As the bilateral trade between the two countries crossed USD 61.7 billion, several unauthorised Chinese businessmen are trying to take advantage of the liberal business climate advertising cheap imports on the internet to attract the Indian traders, specially targeting traders from rural areas, he said.

"We have been receiving numerous complaints from Indian merchants about some Chinese traders not responding after receiving hefty advances. When we check through the Chinese authorities many of the addresses are proving to be false," Naidu said.

To counter the menace, the embassy so far had put out two advisories on its website.

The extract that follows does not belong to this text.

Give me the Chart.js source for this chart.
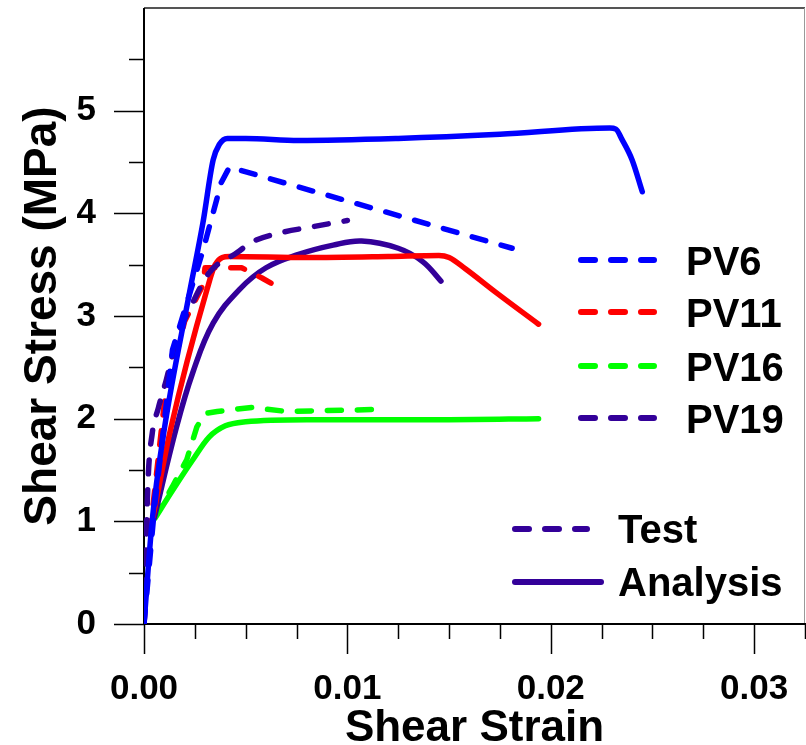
<!DOCTYPE html>
<html>
<head>
<meta charset="utf-8">
<title>Shear stress vs shear strain</title>
<script src="https://cdn.jsdelivr.net/npm/chart.js@4.4.1/dist/chart.umd.min.js"></script>
<style>
  html, body { margin: 0; padding: 0; background: #ffffff; }
  canvas { display: block; }
</style>
</head>
<body>
<canvas id="shear_chart" width="806" height="745"></canvas>
<script>
// values (strain, MPa)
var pv6AnalysisX = [0, 0.0004, 0.0010, 0.0022, 0.0029, 0.0034, 0.0037, 0.0041, 0.0050, 0.0076, 0.0125, 0.0175, 0.0229, 0.0232, 0.0235, 0.0240, 0.0245]
var pv6AnalysisY = [0, 1.00, 1.90, 3.19, 3.91, 4.52, 4.67, 4.73, 4.73, 4.71, 4.73, 4.77, 4.83, 4.82, 4.72, 4.52, 4.21]
var pv6TestX = [0, 0.0005, 0.0014, 0.0029, 0.0038, 0.0042, 0.0181]
var pv6TestY = [0, 1.10, 2.67, 3.64, 4.30, 4.45, 3.66]

var pv11AnalysisX = [0.00044, 0.0013, 0.0031, 0.0035, 0.0042, 0.0080, 0.0120, 0.0145, 0.0150, 0.0158, 0.0173, 0.0194]
var pv11AnalysisY = [1.04, 1.89, 3.26, 3.50, 3.58, 3.57, 3.58, 3.59, 3.57, 3.46, 3.23, 2.92]
var pv11TestX = [0, 0.0003, 0.0010, 0.0020, 0.0029, 0.0030, 0.0048, 0.0058, 0.0066]
var pv11TestY = [0, 0.90, 2.15, 2.95, 3.30, 3.47, 3.47, 3.37, 3.28]

var pv16AnalysisX = [0.00054, 0.0014, 0.0024, 0.0032, 0.0040, 0.0050, 0.0080, 0.0150, 0.0194]
var pv16AnalysisY = [1.03, 1.30, 1.60, 1.82, 1.93, 1.97, 1.99, 1.99, 2.00]
var pv16TestX = [0.0005, 0.0014, 0.0021, 0.0026, 0.0030, 0.0036, 0.0053, 0.0070, 0.0115]
var pv16TestY = [1.03, 1.34, 1.60, 1.92, 2.05, 2.07, 2.11, 2.07, 2.09]

var pv19AnalysisX = [0.0005, 0.0016, 0.0024, 0.0034, 0.0047, 0.0060, 0.0076, 0.0093, 0.0107, 0.0125, 0.0137, 0.0146]
var pv19AnalysisY = [1.03, 1.92, 2.45, 2.93, 3.26, 3.47, 3.60, 3.69, 3.73, 3.66, 3.53, 3.34]
var pv19TestX = [0, 0.0002, 0.0004, 0.0007, 0.0011, 0.0016, 0.0023, 0.0032, 0.0046, 0.0053, 0.0067, 0.0083, 0.0100]
var pv19TestY = [0, 1.40, 1.85, 2.10, 2.38, 2.77, 3.09, 3.42, 3.62, 3.72, 3.81, 3.87, 3.93]

var specimens = ["PV6", "PV11", "PV16", "PV19"]
var specimenColors = ["#0000ff", "#ff0000", "#00ff00", "#330099"]
var styleLabels = ["Test", "Analysis"]

var xMajorTicks = [0, 0.01, 0.02, 0.03]
var yMajorTicks = [0, 1, 2, 3, 4, 5]

var FONT = '"Liberation Sans", Arial, sans-serif'
var DASH = [14, 16]

function toPoints(xs, ys) {
  var pts = []
  for (var i = 0; i < xs.length; i++) pts.push({x: xs[i], y: ys[i]})
  return pts
}

// smooth: "mono" = monotone spline, a number = bezier tension, otherwise straight segments
function series(label, xs, ys, color, dashed, smooth) {
  return {
    label: label,
    data: toPoints(xs, ys),
    borderColor: color,
    backgroundColor: color,
    borderWidth: 5.5,
    borderDash: dashed ? DASH : [],
    borderCapStyle: "round",
    borderJoinStyle: "round",
    pointRadius: 0,
    pointHoverRadius: 0,
    tension: typeof smooth == "number" ? smooth : 0,
    cubicInterpolationMode: smooth === "mono" ? "monotone" : "default",
    fill: false
  }
}

// box, axis lines and tick marks (major 30px, minor 15px, pointing outward)
var axesPlugin = {
  id: "axesFrame",
  beforeDatasetsDraw: function (chart) {
    var ctx = chart.ctx
    var a = chart.chartArea
    var sx = chart.scales.x
    var sy = chart.scales.y
    var i, p
    ctx.save()
    ctx.lineCap = "butt"

    ctx.strokeStyle = "#555555"
    ctx.lineWidth = 2
    ctx.beginPath()
    ctx.moveTo(a.left, a.top)
    ctx.lineTo(a.right, a.top)
    ctx.stroke()
    ctx.strokeStyle = "#999999"
    ctx.lineWidth = 1
    ctx.beginPath()
    ctx.moveTo(a.right - 0.5, a.top)
    ctx.lineTo(a.right - 0.5, a.bottom)
    ctx.stroke()

    ctx.strokeStyle = "#000000"
    ctx.lineWidth = 2
    ctx.beginPath()
    ctx.moveTo(a.left, a.top)
    ctx.lineTo(a.left, a.bottom)
    ctx.lineTo(a.right + 1, a.bottom)
    ctx.stroke()

    ctx.lineWidth = 1.5
    ctx.beginPath()
    for (i = 0; i <= 11; i++) {
      p = Math.round(sy.getPixelForValue(i * 0.5)) + 0.5
      var len = i % 2 === 0 ? 30 : 15
      ctx.moveTo(a.left - len, p)
      ctx.lineTo(a.left, p)
    }
    for (i = 0; i <= 13; i++) {
      p = Math.round(sx.getPixelForValue(i * 0.0025)) + 0.5
      var lenX = i % 4 === 0 ? 30 : 15
      ctx.moveTo(p, a.bottom)
      ctx.lineTo(p, a.bottom + lenX)
    }
    ctx.stroke()
    ctx.restore()
  }
}

function legendLine(ctx, x1, x2, y, color, dashed) {
  ctx.strokeStyle = color
  ctx.lineWidth = 6
  ctx.lineCap = "round"
  ctx.setLineDash(dashed ? DASH : [])
  ctx.beginPath()
  ctx.moveTo(x1, y)
  ctx.lineTo(x2, y)
  ctx.stroke()
}

var legendPlugin = {
  id: "specimenLegend",
  afterDraw: function (chart) {
    var ctx = chart.ctx
    ctx.save()
    ctx.font = "bold 40px " + FONT
    ctx.fillStyle = "#000000"
    ctx.textAlign = "left"
    ctx.textBaseline = "alphabetic"
    var rowY = [260, 312, 366, 418]
    for (var i = 0; i < specimens.length; i++) {
      legendLine(ctx, 581, 654, rowY[i], specimenColors[i], true)
      ctx.fillText(specimens[i], 686, rowY[i] + 15)
    }
    legendLine(ctx, 515, 587, 529, specimenColors[3], true)
    ctx.fillText(styleLabels[0], 618, 529 + 14)
    legendLine(ctx, 515, 601, 582, specimenColors[3], false)
    ctx.fillText(styleLabels[1], 618, 582 + 14)
    ctx.restore()
  }
}

var ctx = document.getElementById("shear_chart").getContext("2d")
var shearChart = new Chart(ctx, {
  type: "line",
  data: {
    datasets: [
      series("PV6 Analysis", pv6AnalysisX, pv6AnalysisY, specimenColors[0], false, "mono"),
      series("PV6 Test", pv6TestX, pv6TestY, specimenColors[0], true, null),
      series("PV19 Test", pv19TestX, pv19TestY, specimenColors[3], true, "mono"),
      series("PV11 Analysis", pv11AnalysisX, pv11AnalysisY, specimenColors[1], false, "mono"),
      series("PV11 Test", pv11TestX, pv11TestY, specimenColors[1], true, null),
      series("PV19 Analysis", pv19AnalysisX, pv19AnalysisY, specimenColors[3], false, 0.4),
      series("PV16 Analysis", pv16AnalysisX, pv16AnalysisY, specimenColors[2], false, "mono"),
      series("PV16 Test", pv16TestX, pv16TestY, specimenColors[2], true, null)
    ]
  },
  options: {
    responsive: false,
    animation: false,
    events: [],
    layout: {padding: {left: 0, right: 1, top: 8, bottom: 0}},
    plugins: {
      legend: {display: false},
      tooltip: {enabled: false}
    },
    scales: {
      x: {
        type: "linear",
        min: 0,
        max: 0.0325,
        afterBuildTicks: function (scale) {
          scale.ticks = xMajorTicks.map(function (v) { return {value: v} })
        },
        afterFit: function (scale) {
          scale.height = 121
          scale.paddingLeft = 0
          scale.paddingRight = 0
        },
        grid: {display: false},
        border: {display: false},
        ticks: {
          maxRotation: 0,
          autoSkip: false,
          padding: 40,
          color: "#000000",
          font: {family: FONT, size: 35, weight: "bold", lineHeight: 1},
          callback: function (v) { return v.toFixed(2) }
        },
        title: {
          display: true,
          text: "Shear Strain",
          color: "#000000",
          padding: {top: 0, bottom: 0},
          font: {family: FONT, size: 44, weight: "bold", lineHeight: 0.75}
        }
      },
      y: {
        type: "linear",
        min: 0,
        max: 6,
        afterBuildTicks: function (scale) {
          scale.ticks = yMajorTicks.map(function (v) { return {value: v} })
        },
        afterFit: function (scale) {
          scale.width = 144
          scale.paddingTop = 0
          scale.paddingBottom = 0
        },
        grid: {display: false},
        border: {display: false},
        ticks: {
          autoSkip: false,
          padding: 40,
          color: "#000000",
          font: {family: FONT, size: 35, weight: "bold", lineHeight: 1},
          callback: function (v) { return String(v) }
        },
        title: {
          display: true,
          text: "Shear Stress (MPa)",
          color: "#000000",
          padding: {top: 20, bottom: 0},
          font: {family: FONT, size: 46, weight: "bold", lineHeight: 1}
        }
      }
    }
  },
  plugins: [axesPlugin, legendPlugin]
})
</script>
</body>
</html>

The embassy has requested the Indian banks, to spread the advisory, specially among the rural branches in India.

The advisories, displayed on the website of the Indian embassy Beijing, highlighted several modus operandi adopted by the Chinese companies to dupe the Indian traders.

The site also has a do's and don'ts for doing business with China and list of Chinese companies which are locked in trade dispute with Indian firms.

In some cases, the Chinese company invites their Indian counterpart to visit the facility. Just before their departure, the Indian companies receives a request to bring cash for arrangements and gifts for the senior executives and other local officials, citing Chinese cultural values.

After the visit, the Chinese company goes silent leaving the trader in lurch.

The second type of cheating related to exporting substandard products contrary to the samples shown, while the third involved raising disputes after receiving hefty advances.

Cases also came to the notice of the embassy that Chinese parties demanded extra money after reaching 'Notarisation of the Agreement'.

In view of this, Naidu said that the Indian company must run a complete credential check on the prospective Chinese partner before entering into an agreement with a Chinese company.

According to the advisory, the embassy could provide services for preliminary credit check on the Chinese companies, adding that the Indian company must insist on having the registration document and other agreements signed with the Chinese company attested by the embassy of India or the relevant consulate.

The Indian company must not trust any B2B site for list of importers/exporters from China. It has been found that most of the cases of trade dispute have emerged from such B2B sites, Naidu said.

The Indian company should refer their trade queries to the embassy of India and the Consulate General of India in Shanghai, Guangzhou and Hong Kong for a detailed and reliable list of importers and exporters, he added.